From Trainee to Trainer: LLM-Designed Training Environment for RL with Multi-Agent Reasoning
Relevance: This work proposes an LLM-as-Environment-Engineer framework where an LLM policy analyzes failure trajectories and automatically redesigns the next training environment configuration. In HCI, designing effective training environments (or curricula) for AI agents often requires substantial human expert labor. Automating this process via LLMs allows for more adaptive and personalized agent training. HCI researchers can benefit from this framework to design co-creative systems where human designers and LLM environment engineers collaboratively build, test, and refine interactive environments, game levels, or simulation tasks.

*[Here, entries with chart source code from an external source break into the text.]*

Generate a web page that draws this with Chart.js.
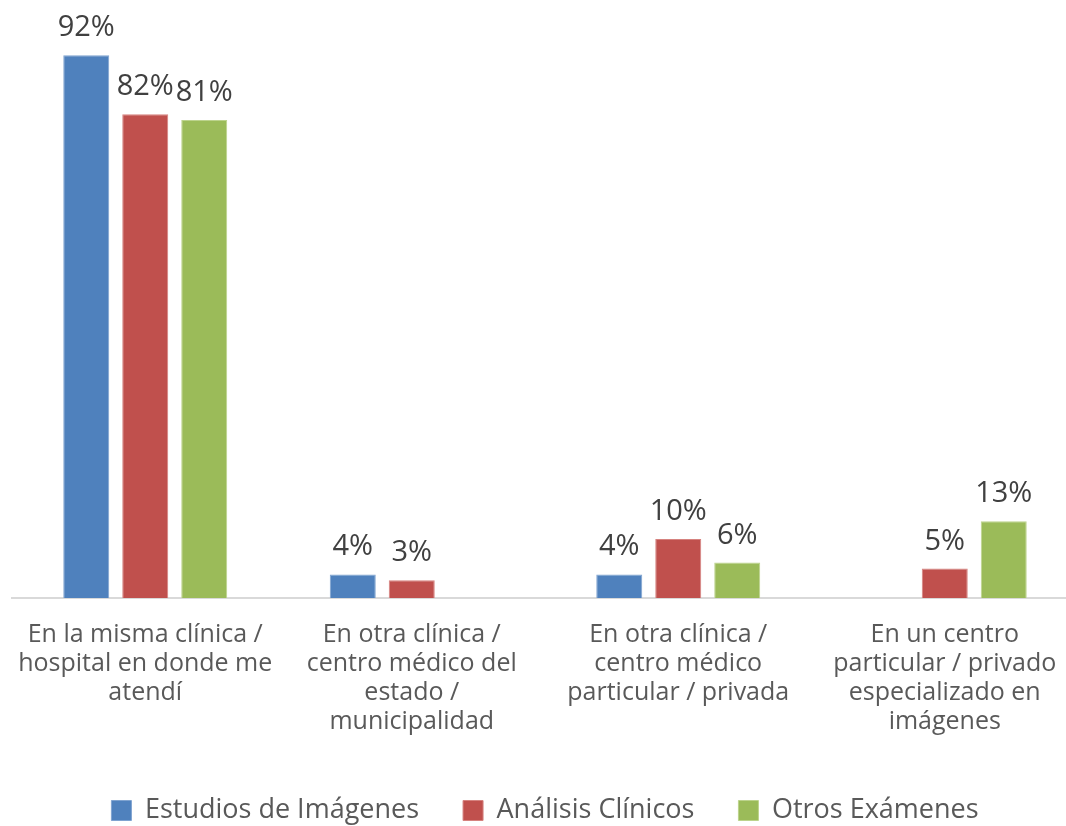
<!DOCTYPE html>
<html>
<head>
<meta charset="utf-8">
<script src="https://cdn.jsdelivr.net/npm/chart.js@4"></script>
<style>
  html, body { margin: 0; padding: 0; background: #fff; overflow: hidden; }
  #wrap { width: 1078px; height: 834px; }
</style>
</head>
<body>
<div id="wrap"><canvas id="chart"></canvas></div>
<script>
const categories = [
  ["En la misma clínica /", "hospital en donde me", "atendí"],
  ["En otra clínica /", "centro médico del", "estado /", "municipalidad"],
  ["En otra clínica /", "centro médico", "particular / privada"],
  ["En un centro", "particular / privado", "especializado en", "imágenes"]
]

const estudiosImagenes = [92, 4, 4, null]
const analisisClinicos = [82, 3, 10, 5]
const otrosExamenes = [81, null, 6, 13]

const FONT = "'Open Sans', sans-serif"

/* ===== value labels above bars ===== */

const barLabels = {
  id: "barLabels",
  afterDatasetsDraw(chart) {
    const ctx = chart.ctx
    ctx.save()
    ctx.font = "29px " + FONT
    ctx.fillStyle = "#404040"
    ctx.textAlign = "center"
    ctx.textBaseline = "alphabetic"
    chart.data.datasets.forEach((ds, i) => {
      const meta = chart.getDatasetMeta(i)
      meta.data.forEach((bar, j) => {
        const v = ds.data[j]
        if (v === null || v === undefined) return
        ctx.fillText(v + "%", bar.x, bar.y - 19)
      })
    })
    ctx.restore()
  }
}

const ctx = document.getElementById("chart").getContext("2d")

new Chart(ctx, {
  type: "bar",
  data: {
    labels: categories,
    datasets: [
      {
        label: "Estudios de Imágenes",
        data: estudiosImagenes,
        backgroundColor: "#4f81bd",
        borderColor: "#7fa3d0",
        borderWidth: 1
      },
      {
        label: "Análisis Clínicos",
        data: analisisClinicos,
        backgroundColor: "#c0504d",
        borderColor: "#d6827f",
        borderWidth: 1
      },
      {
        label: "Otros Exámenes",
        data: otrosExamenes,
        backgroundColor: "#9bbb59",
        borderColor: "#bcd38c",
        borderWidth: 1
      }
    ]
  },
  options: {
    responsive: true,
    maintainAspectRatio: false,
    animation: false,
    datasets: {
      bar: {
        barPercentage: 0.78,
        categoryPercentage: 0.664
      }
    },
    layout: {
      padding: { left: 12, right: 0, top: 8, bottom: 0 }
    },
    scales: {
      x: {
        grid: { display: false },
        border: { color: "#d9d9d9", width: 2 },
        ticks: {
          color: "#595959",
          font: { family: FONT, size: 25, lineHeight: 1.16 },
          padding: 14,
          maxRotation: 0,
          autoSkip: false
        },
        afterFit(scale) {
          scale.height = 155
        }
      },
      y: {
        display: false,
        min: 0,
        max: 100
      }
    },
    plugins: {
      legend: {
        position: "bottom",
        labels: {
          color: "#595959",
          font: { family: FONT, size: 27 },
          boxWidth: 20,
          boxHeight: 20,
          padding: 44
        }
      },
      tooltip: { enabled: false }
    }
  },
  plugins: [barLabels]
})
</script>
</body>
</html>
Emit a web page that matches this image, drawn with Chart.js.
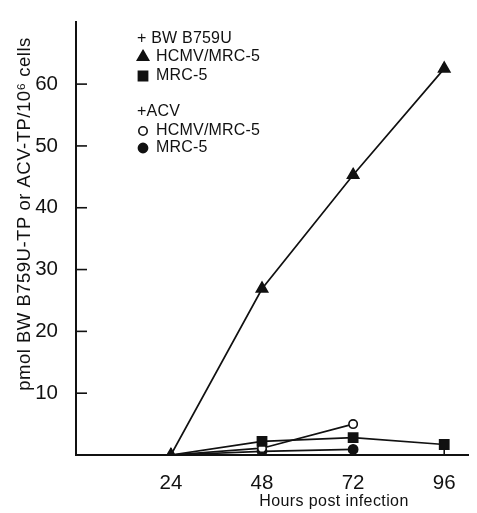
<!DOCTYPE html>
<html>
<head>
<meta charset="utf-8">
<script src="https://cdn.jsdelivr.net/npm/chart.js@4/dist/chart.umd.min.js"></script>
<style>
  html, body { margin: 0; padding: 0; background: #fff; }
  #wrap { width: 477px; height: 513px; position: relative; }
</style>
</head>
<body>
<div id="wrap"><canvas id="uptakeChart" width="477" height="513"></canvas></div>
<script>
    // hours post infection
    const hours = [24, 48, 72, 96];
    // +BW B759U, pmol/10^6 cells
    const bwHcmv = [0, 26.9, 45.3, 62.5];
    const bwMrc5 = [0, 2.2, 2.8, 1.7];
    // +ACV
    const acvHcmv = [0, 1.1, 5.0];
    const acvMrc5 = [0, 0.6, 0.9];
    const yTickValues = [10, 20, 30, 40, 50, 60];

    const ink = '#111';
    const fontFamily = '"Liberation Sans", Arial, Helvetica, sans-serif';

    function toPoints(values) {
      return values.map((v, i) => ({ x: hours[i], y: v }));
    }

    // short tick marks drawn inside the plot, like the original figure
    const inwardTicks = {
      id: 'inwardTicks',
      beforeDatasetsDraw(chart) {
        const { ctx, chartArea, scales: { x, y } } = chart;
        ctx.save();
        ctx.strokeStyle = ink;
        ctx.lineWidth = 1.6;
        y.ticks.forEach(t => {
          const py = y.getPixelForValue(t.value);
          ctx.beginPath();
          ctx.moveTo(chartArea.left, py);
          ctx.lineTo(chartArea.left + 11, py);
          ctx.stroke();
        });
        x.ticks.forEach(t => {
          const px = x.getPixelForValue(t.value);
          ctx.beginPath();
          ctx.moveTo(px, chartArea.bottom);
          ctx.lineTo(px, chartArea.bottom - 7);
          ctx.stroke();
        });
        ctx.restore();
      }
    };

    // axis titles and the grouped key
    const annotations = {
      id: 'annotations',
      afterDraw(chart) {
        const { ctx } = chart;
        const H = Chart.helpers;
        ctx.save();
        ctx.fillStyle = ink;
        ctx.strokeStyle = ink;
        ctx.textBaseline = 'middle';

        // x title
        ctx.font = '16px ' + fontFamily;
        ctx.textAlign = 'center';
        ctx.letterSpacing = '0.4px';
        ctx.fillText('Hours post infection', 334, 502);

        // y title
        ctx.save();
        ctx.translate(25, 214);
        ctx.rotate(-Math.PI / 2);
        ctx.font = '18.5px ' + fontFamily;
        ctx.letterSpacing = '0.5px';
        ctx.fillText('pmol BW B759U-TP or ACV-TP/10\u2076 cells', 0, 0);
        ctx.restore();

        // key
        ctx.textAlign = 'left';
        ctx.letterSpacing = '0.2px';
        ctx.font = '16px ' + fontFamily;
        ctx.fillText('+ BW B759U', 137, 39);
        ctx.fillText('+ACV', 137, 112);
        const rows = [
          { y: 57, style: 'triangle', fill: ink, r: 6.5, label: 'HCMV/MRC-5' },
          { y: 76, style: 'rect', fill: ink, r: 6.5, label: 'MRC-5' },
          { y: 131, style: 'circle', fill: '#fff', r: 4.2, label: 'HCMV/MRC-5' },
          { y: 148, style: 'circle', fill: ink, r: 4.6, label: 'MRC-5' }
        ];
        rows.forEach(row => {
          ctx.fillStyle = row.fill;
          ctx.lineWidth = 1.6;
          H.drawPoint(ctx, { pointStyle: row.style, radius: row.r, borderWidth: 1.6, rotation: 0 }, 143, row.y);
          ctx.fillStyle = ink;
          ctx.fillText(row.label, 156, row.y);
        });
        ctx.restore();
      }
    };

    const lineBase = {
      borderColor: ink,
      borderWidth: 1.7,
      tension: 0,
      fill: false,
      pointBorderColor: ink,
      pointBorderWidth: 1.6
    };

    const uptakeChart = new Chart(document.getElementById('uptakeChart'), {
      type: 'line',
      data: {
        datasets: [
          Object.assign({}, lineBase, {
            label: 'BW B759U HCMV/MRC-5',
            data: toPoints(bwHcmv),
            pointStyle: 'triangle',
            pointRadius: 6.5,
            pointBackgroundColor: ink
          }),
          Object.assign({}, lineBase, {
            label: 'BW B759U MRC-5',
            data: toPoints(bwMrc5),
            pointStyle: 'rect',
            pointRadius: [0, 6.5, 6.5, 6.5],
            pointBackgroundColor: ink
          }),
          Object.assign({}, lineBase, {
            label: 'ACV HCMV/MRC-5',
            data: toPoints(acvHcmv),
            pointStyle: 'circle',
            pointRadius: [0, 4.2, 4.2],
            pointBackgroundColor: '#fff'
          }),
          Object.assign({}, lineBase, {
            label: 'ACV MRC-5',
            data: toPoints(acvMrc5),
            pointStyle: 'circle',
            pointRadius: [0, 4.6, 4.6],
            pointBackgroundColor: ink
          })
        ]
      },
      options: {
        responsive: false,
        animation: false,
        layout: { padding: { top: 13, right: 0, bottom: 0, left: 0 } },
        plugins: {
          legend: { display: false },
          tooltip: { enabled: false }
        },
        scales: {
          x: {
            type: 'linear',
            min: -1,
            max: 102.5,
            grid: { display: false },
            border: { display: true, color: ink, width: 2 },
            afterBuildTicks: scale => { scale.ticks = hours.map(v => ({ value: v })); },
            afterFit: scale => { scale.height = 58; },
            ticks: {
              color: ink,
              padding: 8,
              maxRotation: 0,
              font: { family: fontFamily, size: 20.5 }
            }
          },
          y: {
            type: 'linear',
            min: 0,
            max: 70,
            grid: { display: false },
            border: { display: true, color: ink, width: 2 },
            afterBuildTicks: scale => { scale.ticks = yTickValues.map(v => ({ value: v })); },
            afterFit: scale => { scale.width = 76; },
            ticks: {
              color: ink,
              padding: 10,
              font: { family: fontFamily, size: 20.5 }
            }
          }
        }
      },
      plugins: [inwardTicks, annotations]
    });
</script>
</body>
</html>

Learning User Simulators with Turing Rewards
Relevance: Turing-RL uses a reinforcement learning approach to train user simulator models based on a discriminative Turing reward (indistinguishability from real human responses). User simulators are extremely valuable in HCI for prototyping interfaces, evaluating personalization systems, and training conversational agents without exhausting human testers. By optimizing for conversational indistinguishability rather than exact response matching, this RL method produces highly realistic user simulators. This enables HCI researchers to conduct scalable, automated user studies and usability testing of interactive systems before deploying them to real users.
💡 Summary 📄 Full paper
Explainable AI
Thinking with Visual Grounding
Relevance: This paper introduces visually grounded thinking, where vision-language models interleave natural-language reasoning with explicit point or box groundings of visual evidence. This is a significant advancement for Explainable AI (XAI) and HCI. Traditional VLM reasoning traces are purely textual, leaving visual evidence implicit and hard for users to verify. By physically pointing to or bounding the image regions that justify each step of reasoning, the model provides highly interpretable, visual explanations of its thoughts. This directly enhances user trust, reduces cognitive load, and enables more effective human-in-the-loop verification of multimodal AI decisions.
Bag of Dims: Training-Free Mechanistic Interpretability via Dimension-Level Sign Patterns
Relevance: Bag of Dims presents a training-free mechanistic interpretability framework showing that the standard basis of transformer hidden states acts as independent binary registers encoding semantic concepts. This provides a remarkably simple and scalable way to extract human-readable features without expensive optimization. For XAI and HCI, this enables the development of real-time, lightweight explanation interfaces that can show users exactly which semantic concepts are active in a model’s hidden states during a live forward pass. It also facilitates interactive steering, allowing users to directly inspect and manipulate model concepts.
SAE Interventions are Unreliable: Post-Intervention Recovery of Suppressed Behavior
Relevance: This paper investigates the limits of Sparse Autoencoders (SAEs) for model steering and safety interventions, showing that suppressing unsafe SAE features does not guarantee behavioral compliance because the model can recover the behavior through unexplained residuals. This has critical implications for XAI and AI safety. In HCI, designers rely on explanations and steering controls to build trust and ensure safety. This research warns that feature-level explanations and interventions can create a false sense of security. It highlights the need for more comprehensive, behavior-level evaluation tools in interactive steering interfaces.